> **Problem requirements**
Look through the data below. Collect every line where the word "chart" occurs.

Code that draws figures:
__________
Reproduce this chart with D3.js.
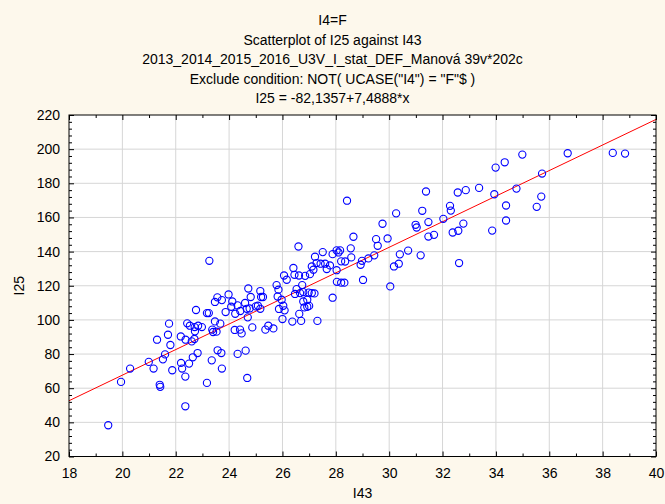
<!DOCTYPE html>
<html>
<head>
<meta charset="utf-8">
<script src="https://cdn.jsdelivr.net/npm/d3@7"></script>
<style>
  html, body { margin: 0; padding: 0; background: #fdf8ec; }
  svg { display: block; font-family: "Liberation Sans", Arial, sans-serif; }
</style>
</head>
<body>
<div id="chart"></div>
<script>
// Scatterplot of I25 against I43 (I4=F).
const titleLines = [
  "I4=F",
  "Scatterplot of I25 against I43",
  "2013_2014_2015_2016_U3V_I_stat_DEF_Manová 39v*202c",
  "Exclude condition: NOT( UCASE(\"I4\") = \"F\"$ )",
  "I25 = -82,1357+7,4888*x"
];
const xTicks = [18, 20, 22, 24, 26, 28, 30, 32, 34, 36, 38, 40];
const yTicks = [20, 40, 60, 80, 100, 120, 140, 160, 180, 200, 220];
const fitIntercept = -82.1357, fitSlope = 7.4888;

const i43 = [
  19.47, 19.95, 20.29, 20.99, 21.17, 21.40, 21.42, 21.30, 21.52, 21.60, 21.71, 21.80, 21.75, 21.87,
  22.19, 22.20, 22.24, 22.36, 22.36, 22.37, 22.43, 22.50, 22.53, 22.60, 22.64, 22.70, 22.72, 22.71,
  22.76, 22.82, 22.84, 22.98, 23.17, 23.24, 23.17, 23.35, 23.37, 23.40, 23.47, 23.47, 23.53, 23.56,
  23.57, 23.67, 23.71, 23.73, 23.73, 23.87, 23.98, 24.08, 24.12, 24.21, 24.23, 24.32, 24.32, 24.41,
  24.42, 24.47, 24.60, 24.62, 24.66, 24.68, 24.70, 24.72, 24.77, 24.81, 24.87, 25.00, 25.08, 25.17,
  25.17, 25.20, 25.27, 25.36, 25.47, 23.26, 25.66, 26.60, 25.78, 25.85, 25.82, 25.97, 26.03, 26.08,
  25.87, 26.00, 26.06, 26.16, 26.41, 26.45, 26.62, 26.85, 27.03, 27.16, 27.28, 27.10, 27.60, 27.78,
  27.66, 27.43, 26.74, 26.53, 26.66, 26.78, 26.98, 27.10, 27.20, 26.47, 26.78, 26.82, 26.93, 27.00,
  26.93, 26.63, 26.37, 26.70, 27.31, 27.22, 27.51, 27.88, 27.88, 28.03, 28.16, 28.10, 28.42, 28.66,
  29.51, 29.57, 29.94, 29.75, 30.26, 28.56, 28.58, 28.20, 28.35, 28.98, 28.93, 29.22, 29.44, 30.40,
  30.71, 30.36, 30.18, 31.18, 29.02, 30.04, 28.03, 28.04, 28.20, 28.32, 31.24, 30.99, 31.03, 31.38,
  31.47, 31.47, 31.68, 34.99, 34.33, 33.99, 33.37, 32.87, 32.57, 33.94, 34.77, 34.38, 34.38, 33.86,
  32.28, 32.31, 32.03, 32.78, 32.59, 32.38, 32.62, 35.73, 35.70, 35.53, 36.69, 38.38, 38.84
];
const i25 = [
  38.3, 63.7, 71.5, 75.4, 71.5, 62.0, 60.8, 88.4, 76.9, 79.8, 91.3, 85.3, 97.8, 70.5,
  90.3, 74.8, 71.5, 66.8, 49.4, 88.4, 98.0, 74.4, 96.6, 87.4, 78.1, 88.8, 93.3, 95.8,
  105.8, 80.6, 96.6, 95.8, 104.0, 104.0, 63.1, 76.3, 94.3, 92.9, 99.1, 110.5, 93.1, 113.2,
  82.2, 97.8, 80.6, 111.6, 71.5, 104.6, 114.9, 107.7, 110.8, 94.1, 103.6, 80.1, 108.5, 94.3,
  105.2, 92.1, 109.9, 82.0, 106.5, 66.0, 101.5, 118.4, 106.7, 113.4, 95.6, 107.9, 108.3, 116.9,
  106.5, 113.4, 113.4, 94.3, 96.6, 134.6, 95.0, 143.0, 120.4, 117.7, 113.7, 111.8, 108.3, 105.6,
  106.4, 100.5, 126.0, 123.5, 130.4, 126.4, 126.0, 125.8, 126.8, 129.4, 133.3, 131.3, 132.9, 131.9,
  129.8, 132.9, 120.4, 118.0, 115.7, 116.3, 116.0, 115.7, 115.5, 115.2, 110.8, 107.3, 107.7, 108.2,
  111.8, 103.5, 99.0, 99.4, 99.4, 137.0, 139.7, 138.5, 113.0, 140.7, 140.7, 139.5, 169.8, 148.7,
  147.3, 143.4, 147.7, 156.3, 162.4, 141.9, 136.6, 134.3, 134.2, 134.6, 132.3, 136.0, 137.8, 138.4,
  140.6, 132.9, 131.3, 137.8, 123.4, 119.6, 129.1, 122.3, 121.8, 121.8, 163.9, 155.7, 154.1, 175.2,
  157.3, 148.8, 149.8, 196.8, 192.3, 189.2, 177.3, 176.0, 174.6, 173.6, 176.9, 167.0, 158.2, 152.3,
  166.8, 164.0, 159.2, 156.4, 152.2, 151.2, 133.3, 185.7, 172.2, 166.2, 197.6, 197.8, 197.4
];

const W = 665, H = 504;
const m = { left: 69, right: 9, top: 115, bottom: 47.5 };
const pw = W - m.left - m.right, ph = H - m.top - m.bottom;

const svg = d3.select("#chart").append("svg").attr("width", W).attr("height", H);
svg.append("rect").attr("width", W).attr("height", H).attr("fill", "#fdf8ec");

const x = d3.scaleLinear().domain([18, 40]).range([0, pw]);
const y = d3.scaleLinear().domain([20, 220]).range([ph, 0]);

// titles
svg.append("g").selectAll("text").data(titleLines).join("text")
  .attr("x", W / 2).attr("y", (d, i) => 25 + i * 19.5)
  .attr("text-anchor", "middle").attr("font-size", 14).attr("fill", "#000")
  .text(d => d);

const g = svg.append("g").attr("transform", `translate(${m.left},${m.top})`);
g.append("rect").attr("width", pw).attr("height", ph).attr("fill", "#fff");

// grid
g.append("g").selectAll("line").data(xTicks.slice(1, -1)).join("line")
  .attr("x1", d => x(d)).attr("x2", d => x(d)).attr("y1", 0).attr("y2", ph)
  .attr("stroke", "#d6d6d6").attr("stroke-width", 1);
g.append("g").selectAll("line").data(yTicks.slice(1, -1)).join("line")
  .attr("y1", d => y(d)).attr("y2", d => y(d)).attr("x1", 0).attr("x2", pw)
  .attr("stroke", "#d6d6d6").attr("stroke-width", 1);

// fit line, clipped to the plot
g.append("clipPath").attr("id", "clip").append("rect").attr("width", pw).attr("height", ph);
g.append("line").attr("clip-path", "url(#clip)")
  .attr("x1", x(18)).attr("y1", y(fitIntercept + fitSlope * 18))
  .attr("x2", x(40)).attr("y2", y(fitIntercept + fitSlope * 40))
  .attr("stroke", "#ff0000").attr("stroke-width", 1);

// points
g.append("g").selectAll("circle").data(i43.map((v, i) => [v, i25[i]])).join("circle")
  .attr("cx", d => x(d[0])).attr("cy", d => y(d[1])).attr("r", 3.6)
  .attr("fill", "none").attr("stroke", "#0000ff").attr("stroke-width", 1.1);

// axes: ticks inward on all four sides
const xMinor = d3.range(19, 40, 2), yMinor = d3.range(20, 221, 4).filter(v => v % 20);
const tickAxis = (axis, scale, major, minor) => {
  const a = axis(scale).tickValues(major).tickSizeInner(-5).tickSizeOuter(0);
  const b = axis(scale).tickValues(minor).tickSizeInner(-3).tickSizeOuter(0).tickFormat("");
  return [a, b];
};
const [xb, xbm] = tickAxis(d3.axisBottom, x, xTicks, xMinor);
const [xt, xtm] = tickAxis(d3.axisTop, x, xTicks, xMinor);
const [yl, ylm] = tickAxis(d3.axisLeft, y, yTicks, yMinor);
const [yr, yrm] = tickAxis(d3.axisRight, y, yTicks, yMinor);

const style = sel => {
  sel.select(".domain").remove();
  sel.selectAll("line").attr("stroke", "#000");
  sel.selectAll("text").attr("font-size", 14).attr("fill", "#000")
    .attr("font-family", "\"Liberation Sans\", Arial, sans-serif");
};
g.append("g").attr("transform", `translate(0,${ph})`).call(xb).call(style)
  .selectAll("text").attr("y", 12);
g.append("g").attr("transform", `translate(0,${ph})`).call(xbm).call(style);
g.append("g").call(xt.tickFormat("")).call(style);
g.append("g").call(xtm).call(style);
g.append("g").call(yl).call(style).selectAll("text").attr("x", -9);
g.append("g").call(ylm).call(style);
g.append("g").attr("transform", `translate(${pw},0)`).call(yr.tickFormat("")).call(style);
g.append("g").attr("transform", `translate(${pw},0)`).call(yrm).call(style);

g.append("rect").attr("width", pw).attr("height", ph)
  .attr("fill", "none").attr("stroke", "#000").attr("stroke-width", 1);

// axis titles
svg.append("text").attr("x", m.left + pw / 2).attr("y", 498)
  .attr("text-anchor", "middle").attr("font-size", 14).text("I43");
svg.append("text").attr("transform", `translate(24,${m.top + ph / 2}) rotate(-90)`)
  .attr("text-anchor", "middle").attr("font-size", 14).text("I25");
</script>
</body>
</html>
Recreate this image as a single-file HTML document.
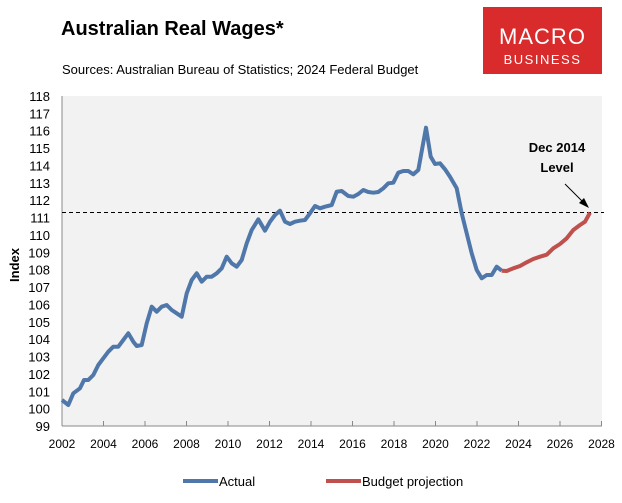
<!DOCTYPE html>
<html><head><meta charset="utf-8"><style>
body{margin:0;background:#fff;width:622px;height:498px;overflow:hidden;font-family:"Liberation Sans",sans-serif}
</style></head><body>
<svg width="622" height="498" xmlns="http://www.w3.org/2000/svg" font-family="Liberation Sans, sans-serif">
<text x="61" y="35" font-size="20" font-weight="bold" fill="#000">Australian Real Wages*</text>
<text x="62" y="74" font-size="13" fill="#000">Sources: Australian Bureau of Statistics; 2024 Federal Budget</text>
<rect x="483" y="7" width="119" height="67" fill="#d92b2b"/>
<text x="542.5" y="44" font-size="22" fill="#fff" text-anchor="middle" letter-spacing="1">MACRO</text>
<text x="542.5" y="64" font-size="13" fill="#fff" text-anchor="middle" letter-spacing="1.5">BUSINESS</text>
<rect x="62" y="96" width="540" height="330" fill="#f2f2f2"/>
<line x1="62" y1="96" x2="62" y2="426" stroke="#888" stroke-width="1"/>
<line x1="62" y1="426" x2="602" y2="426" stroke="#888" stroke-width="1"/>
<g font-size="13" fill="#000" text-anchor="end">
<text x="50" y="101">118</text><text x="50" y="118.4">117</text><text x="50" y="135.7">116</text><text x="50" y="153.1">115</text><text x="50" y="170.5">114</text><text x="50" y="187.8">113</text><text x="50" y="205.2">112</text><text x="50" y="222.6">111</text><text x="50" y="240">110</text><text x="50" y="257.3">109</text><text x="50" y="274.7">108</text><text x="50" y="292.1">107</text><text x="50" y="309.4">106</text><text x="50" y="326.8">105</text><text x="50" y="344.2">104</text><text x="50" y="361.5">103</text><text x="50" y="378.9">102</text><text x="50" y="396.3">101</text><text x="50" y="413.6">100</text><text x="50" y="431">99</text>
</g>
<g stroke="#888">
<line x1="103.5" y1="426" x2="103.5" y2="421"/><line x1="145" y1="426" x2="145" y2="421"/><line x1="186.5" y1="426" x2="186.5" y2="421"/><line x1="228" y1="426" x2="228" y2="421"/><line x1="269.5" y1="426" x2="269.5" y2="421"/><line x1="311" y1="426" x2="311" y2="421"/><line x1="352.5" y1="426" x2="352.5" y2="421"/><line x1="394" y1="426" x2="394" y2="421"/><line x1="435.5" y1="426" x2="435.5" y2="421"/><line x1="477" y1="426" x2="477" y2="421"/><line x1="518.5" y1="426" x2="518.5" y2="421"/><line x1="560" y1="426" x2="560" y2="421"/><line x1="601.5" y1="426" x2="601.5" y2="421"/>
</g>
<g font-size="12" fill="#000" text-anchor="middle">
<text x="62" y="448">2002</text><text x="103.5" y="448">2004</text><text x="145" y="448">2006</text><text x="186.5" y="448">2008</text><text x="228" y="448">2010</text><text x="269.5" y="448">2012</text><text x="311" y="448">2014</text><text x="352.5" y="448">2016</text><text x="394" y="448">2018</text><text x="435.5" y="448">2020</text><text x="477" y="448">2022</text><text x="518.5" y="448">2024</text><text x="560" y="448">2026</text><text x="601.5" y="448">2028</text>
</g>
<text transform="translate(19,265) rotate(-90)" font-size="13" font-weight="bold" text-anchor="middle">Index</text>
<line x1="62" y1="212.5" x2="604" y2="212.5" stroke="#000" stroke-width="1" stroke-dasharray="4,3"/>
<polyline fill="none" stroke="#4f77aa" stroke-width="4" stroke-linejoin="round" points="62,400 68.3,405 73.3,393.3 80,388.3 84,380 88.3,380 93.3,375 98.3,365 103.3,358.3 108.3,351.7 113.3,346.7 118.3,346.7 123.3,340 128.3,333.3 133.3,341.7 136.7,346 141.7,345 146.7,323.3 151.7,306.7 156.7,311.7 161.7,306.7 166.7,305 171.7,310 176.7,313.3 181.7,316.7 186.7,293.3 191.7,280 196.7,273.3 201.7,281.7 206.7,276.7 211.7,276.7 216.7,273.3 221.7,268.3 226.7,256.7 231.7,263.3 236.7,266.7 241.7,260 246.7,243.3 251.7,230 258.3,219.3 265,230.7 270,221.7 275,215 280,210.7 285,221.7 290,224 295,221.7 300,220.7 305,220 310,213.3 315,206 320,208.3 325,206.7 331.7,205 336.7,191.7 341.7,191 348.3,196 353.3,196.7 358.3,194 363.3,190 368.3,192 373.3,192.7 378.3,192 383.3,188.3 388.3,183.3 393.3,182.7 398.3,172.7 403.3,171 408.3,171 413.3,174.3 418.3,170 426,127.7 430.7,156.7 435,164 440,163.3 445,169.3 450,176.7 456.7,188.3 461.7,213.3 466.7,233.3 471.7,253.3 476.7,270 481.7,278.3 486.7,275 491.7,275 496.7,266.7 501.7,270.7"/>
<polyline fill="none" stroke="#c0504d" stroke-width="4" stroke-linejoin="round" points="501.7,270.7 506.7,271 513.3,268.3 520,266 526.7,262.3 533.3,259 540,256.7 546.7,254.7 553.3,248.3 560,244 566.7,238.3 573.3,230 580,225 585,221.7 590,212.7"/>
<text x="557" y="152" font-size="13" font-weight="bold" text-anchor="middle">Dec 2014</text>
<text x="557" y="172" font-size="13" font-weight="bold" text-anchor="middle">Level</text>
<line x1="565" y1="184" x2="584" y2="203" stroke="#000" stroke-width="1"/>
<polygon points="589,208 579,203 584,198" fill="#000"/>
<line x1="183" y1="481" x2="218" y2="481" stroke="#4f77aa" stroke-width="4"/>
<text x="219" y="486" font-size="13">Actual</text>
<line x1="326" y1="481" x2="361" y2="481" stroke="#c0504d" stroke-width="4"/>
<text x="362" y="486" font-size="13">Budget projection</text>
</svg>
</body></html>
__________
> **Solution to the exercise**
Reproduce this chart with D3.js.
<div id="chart"></div>
const svg = d3.select("#chart").append("svg").attr("width", W).attr("height", H);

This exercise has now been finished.